▼▼▼
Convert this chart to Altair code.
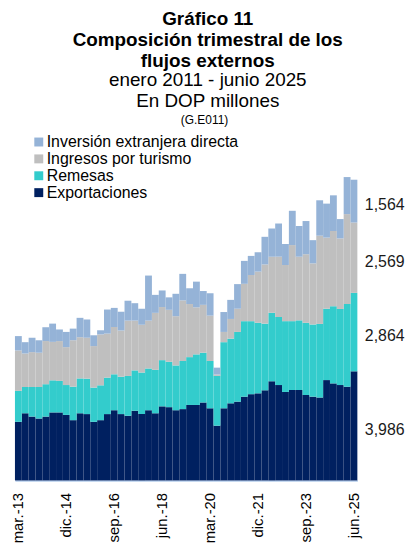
import altair as alt
import pandas as pd

# Quarter labels (mar.-13 ... jun.-25)
meses = ["mar.", "jun.", "sep.", "dic."]
trimestres = [f"{meses[i % 4]}-{13 + i // 4:02d}" for i in range(50)]
etiquetas_eje = [trimestres[i] for i in range(0, 50, 7)]

series = ["Inversión extranjera directa", "Ingresos por turismo", "Remesas", "Exportaciones"]
colores = ["#95B3D7", "#BFBFBF", "#33CCCC", "#002060"]
orden_pila = {"Exportaciones": 0, "Remesas": 1, "Ingresos por turismo": 2, "Inversión extranjera directa": 3}

exportaciones = [2141, 2454, 2333, 2262, 2333, 2485, 2485, 2394, 2202, 2454, 2424, 2141, 2202, 2424, 2565,
                 2424, 2363, 2545, 2424, 2565, 2454, 2707, 2677, 2565, 2606, 2757, 2757, 2848, 2636, 2000,
                 2636, 2818, 2879, 3060, 3151, 3182, 3293, 3626, 3485, 3232, 3303, 3303, 3121, 3060, 3030,
                 3666, 3545, 3485, 3424, 3986]
remesas = [1131, 960, 1081, 1151, 1182, 1172, 1151, 1091, 1222, 1273, 1293, 1252, 1273, 1333, 1313,
           1364, 1454, 1475, 1515, 1525, 1586, 1687, 1656, 1636, 1757, 1747, 1848, 1818, 1727, 1818,
           2414, 2363, 2545, 2757, 2666, 2576, 2434, 2495, 2485, 2586, 2515, 2545, 2636, 2636, 2687,
           2606, 2818, 2778, 3020, 2864]
turismo = [1475, 1222, 1273, 1252, 1576, 1404, 1454, 1384, 1697, 1505, 1495, 1515, 1858, 1606, 1727,
           1687, 2020, 1818, 1747, 1747, 2081, 1939, 1899, 1798, 2212, 1939, 1717, 1747, 1656, 50,
           374, 717, 848, 1364, 1687, 1869, 2161, 2050, 2202, 2050, 2778, 2323, 2505, 2232, 3222,
           2596, 2747, 2576, 3283, 2569]
ied = [525, 414, 525, 455, 505, 667, 424, 556, 424, 707, 667, 394, 152, 879, 697,
       687, 727, 636, 586, 1646, 657, 606, 455, 818, 970, 576, 939, 505, 818, 252,
       727, 697, 899, 838, 697, 707, 1010, 1030, 1212, 768, 1252, 1121, 1212, 848, 1293,
       1242, 1303, 707, 1353, 1564]

valores = {
    "Exportaciones": exportaciones,
    "Remesas": remesas,
    "Ingresos por turismo": turismo,
    "Inversión extranjera directa": ied,
}
filas = []
for s, vals in valores.items():
    for q, v in zip(trimestres, vals):
        filas.append({"q": q, "serie": s, "valor": v, "ord": orden_pila[s]})
df = pd.DataFrame(filas)

FONT = "Liberation Sans"
xscale = alt.Scale(domain=trimestres, paddingInner=0, paddingOuter=0)
yscale = alt.Scale(domain=[0, 12650], nice=False, zero=True)

base = alt.Chart(df)

barras = base.mark_bar().encode(
    x=alt.X("q:N", scale=xscale, title=None,
            axis=alt.Axis(values=etiquetas_eje, labelAngle=270, ticks=False, labelPadding=12,
                          labelFontSize=15, labelFont=FONT, labelColor="black",
                          domainColor="#c6d9f0", domainWidth=2, grid=False)),
    y=alt.Y("valor:Q", stack="zero", scale=yscale, axis=None),
    color=alt.Color("serie:N", scale=alt.Scale(domain=series, range=colores),
                    legend=alt.Legend(orient="none", legendX=16, legendY=0, title=None,
                                      symbolType="square", symbolSize=81, symbolStrokeWidth=0,
                                      labelFontSize=16, labelFont=FONT, labelColor="black",
                                      labelLimit=400, rowPadding=1, labelOffset=0, padding=0)),
    order=alt.Order("ord:Q", sort="ascending"),
)

ultimo = trimestres[-1]
etiquetas = base.transform_filter(
    alt.datum.q == ultimo
).transform_stack(
    stack="valor", groupby=["q"], as_=["v0", "v1"], sort=[alt.SortField("ord", "ascending")]
).transform_calculate(
    mid="(datum.v0 + datum.v1) / 2"
).mark_text(align="left", baseline="middle", dx=11, dy=4, fontSize=16, font=FONT, color="#1a1a1a").encode(
    x=alt.X("q:N", scale=xscale),
    y=alt.Y("mid:Q", scale=yscale),
    text=alt.Text("valor:Q", format=","),
)

codigo = alt.Chart(pd.DataFrame({"t": ["(G.E011)"]})).mark_text(
    fontSize=12, font=FONT, color="black", align="center", baseline="alphabetic"
).encode(x=alt.value(191), y=alt.value(-10), text="t:N")

chart = alt.layer(barras, etiquetas, codigo).properties(
    width=345, height=349,
    padding={"left": 2, "top": 0, "right": 0, "bottom": 0},
    title=alt.TitleParams(
        text=["Gráfico 11", "Composición trimestral de los", "flujos externos"],
        subtitle=["enero 2011 - junio 2025", "En DOP millones"],
        font=FONT, fontSize=19, fontWeight="bold", lineHeight=21, color="black",
        subtitleFont=FONT, subtitleFontSize=19, subtitleFontWeight="normal",
        subtitleLineHeight=21, subtitleColor="black", subtitlePadding=1,
        anchor="middle", frame="bounds", offset=3,
    ),
).configure_view(stroke=None)

chart.save("out.html", embed_options={"renderer": "svg", "actions": False})
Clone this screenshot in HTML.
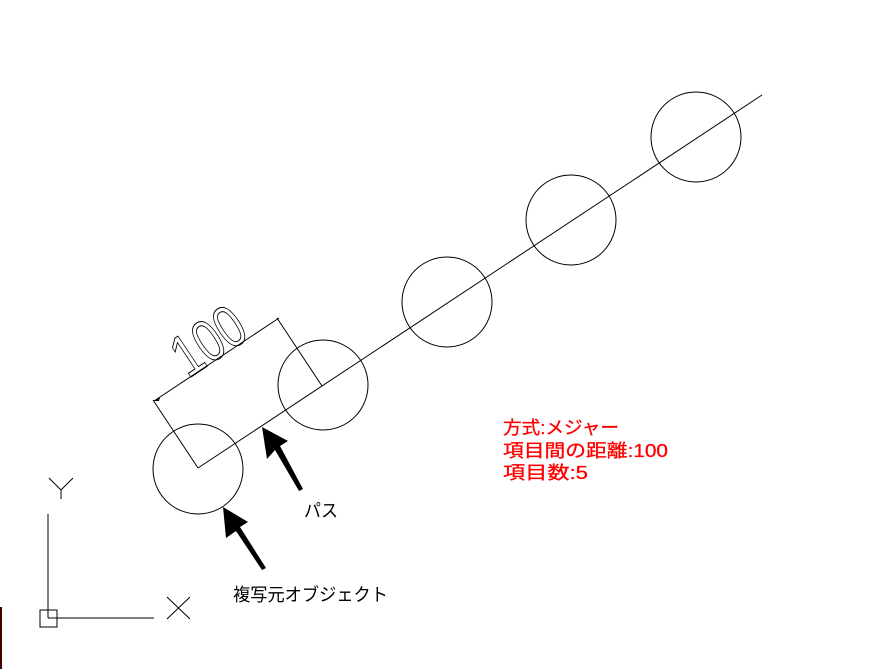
▲▲▲
Keep the pictures out and write out the records exactly.

**RESPONSE FOR THIS EXERCISE**
Convert this chart to Altair code.
import altair as alt
import pandas as pd

# Quarter labels (mar.-13 ... jun.-25)
meses = ["mar.", "jun.", "sep.", "dic."]
trimestres = [f"{meses[i % 4]}-{13 + i // 4:02d}" for i in range(50)]
etiquetas_eje = [trimestres[i] for i in range(0, 50, 7)]

series = ["Inversión extranjera directa", "Ingresos por turismo", "Remesas", "Exportaciones"]
colores = ["#95B3D7", "#BFBFBF", "#33CCCC", "#002060"]
orden_pila = {"Exportaciones": 0, "Remesas": 1, "Ingresos por turismo": 2, "Inversión extranjera directa": 3}

exportaciones = [2141, 2454, 2333, 2262, 2333, 2485, 2485, 2394, 2202, 2454, 2424, 2141, 2202, 2424, 2565,
                 2424, 2363, 2545, 2424, 2565, 2454, 2707, 2677, 2565, 2606, 2757, 2757, 2848, 2636, 2000,
                 2636, 2818, 2879, 3060, 3151, 3182, 3293, 3626, 3485, 3232, 3303, 3303, 3121, 3060, 3030,
                 3666, 3545, 3485, 3424, 3986]
remesas = [1131, 960, 1081, 1151, 1182, 1172, 1151, 1091, 1222, 1273, 1293, 1252, 1273, 1333, 1313,
           1364, 1454, 1475, 1515, 1525, 1586, 1687, 1656, 1636, 1757, 1747, 1848, 1818, 1727, 1818,
           2414, 2363, 2545, 2757, 2666, 2576, 2434, 2495, 2485, 2586, 2515, 2545, 2636, 2636, 2687,
           2606, 2818, 2778, 3020, 2864]
turismo = [1475, 1222, 1273, 1252, 1576, 1404, 1454, 1384, 1697, 1505, 1495, 1515, 1858, 1606, 1727,
           1687, 2020, 1818, 1747, 1747, 2081, 1939, 1899, 1798, 2212, 1939, 1717, 1747, 1656, 50,
           374, 717, 848, 1364, 1687, 1869, 2161, 2050, 2202, 2050, 2778, 2323, 2505, 2232, 3222,
           2596, 2747, 2576, 3283, 2569]
ied = [525, 414, 525, 455, 505, 667, 424, 556, 424, 707, 667, 394, 152, 879, 697,
       687, 727, 636, 586, 1646, 657, 606, 455, 818, 970, 576, 939, 505, 818, 252,
       727, 697, 899, 838, 697, 707, 1010, 1030, 1212, 768, 1252, 1121, 1212, 848, 1293,
       1242, 1303, 707, 1353, 1564]

valores = {
    "Exportaciones": exportaciones,
    "Remesas": remesas,
    "Ingresos por turismo": turismo,
    "Inversión extranjera directa": ied,
}
filas = []
for s, vals in valores.items():
    for q, v in zip(trimestres, vals):
        filas.append({"q": q, "serie": s, "valor": v, "ord": orden_pila[s]})
df = pd.DataFrame(filas)

FONT = "Liberation Sans"
xscale = alt.Scale(domain=trimestres, paddingInner=0, paddingOuter=0)
yscale = alt.Scale(domain=[0, 12650], nice=False, zero=True)

base = alt.Chart(df)

barras = base.mark_bar().encode(
    x=alt.X("q:N", scale=xscale, title=None,
            axis=alt.Axis(values=etiquetas_eje, labelAngle=270, ticks=False, labelPadding=12,
                          labelFontSize=15, labelFont=FONT, labelColor="black",
                          domainColor="#c6d9f0", domainWidth=2, grid=False)),
    y=alt.Y("valor:Q", stack="zero", scale=yscale, axis=None),
    color=alt.Color("serie:N", scale=alt.Scale(domain=series, range=colores),
                    legend=alt.Legend(orient="none", legendX=16, legendY=0, title=None,
                                      symbolType="square", symbolSize=81, symbolStrokeWidth=0,
                                      labelFontSize=16, labelFont=FONT, labelColor="black",
                                      labelLimit=400, rowPadding=1, labelOffset=0, padding=0)),
    order=alt.Order("ord:Q", sort="ascending"),
)

ultimo = trimestres[-1]
etiquetas = base.transform_filter(
    alt.datum.q == ultimo
).transform_stack(
    stack="valor", groupby=["q"], as_=["v0", "v1"], sort=[alt.SortField("ord", "ascending")]
).transform_calculate(
    mid="(datum.v0 + datum.v1) / 2"
).mark_text(align="left", baseline="middle", dx=11, dy=4, fontSize=16, font=FONT, color="#1a1a1a").encode(
    x=alt.X("q:N", scale=xscale),
    y=alt.Y("mid:Q", scale=yscale),
    text=alt.Text("valor:Q", format=","),
)

codigo = alt.Chart(pd.DataFrame({"t": ["(G.E011)"]})).mark_text(
    fontSize=12, font=FONT, color="black", align="center", baseline="alphabetic"
).encode(x=alt.value(191), y=alt.value(-10), text="t:N")

chart = alt.layer(barras, etiquetas, codigo).properties(
    width=345, height=349,
    padding={"left": 2, "top": 0, "right": 0, "bottom": 0},
    title=alt.TitleParams(
        text=["Gráfico 11", "Composición trimestral de los", "flujos externos"],
        subtitle=["enero 2011 - junio 2025", "En DOP millones"],
        font=FONT, fontSize=19, fontWeight="bold", lineHeight=21, color="black",
        subtitleFont=FONT, subtitleFontSize=19, subtitleFontWeight="normal",
        subtitleLineHeight=21, subtitleColor="black", subtitlePadding=1,
        anchor="middle", frame="bounds", offset=3,
    ),
).configure_view(stroke=None)

chart.save("out.html", embed_options={"renderer": "svg", "actions": False})
Clone this screenshot in HTML.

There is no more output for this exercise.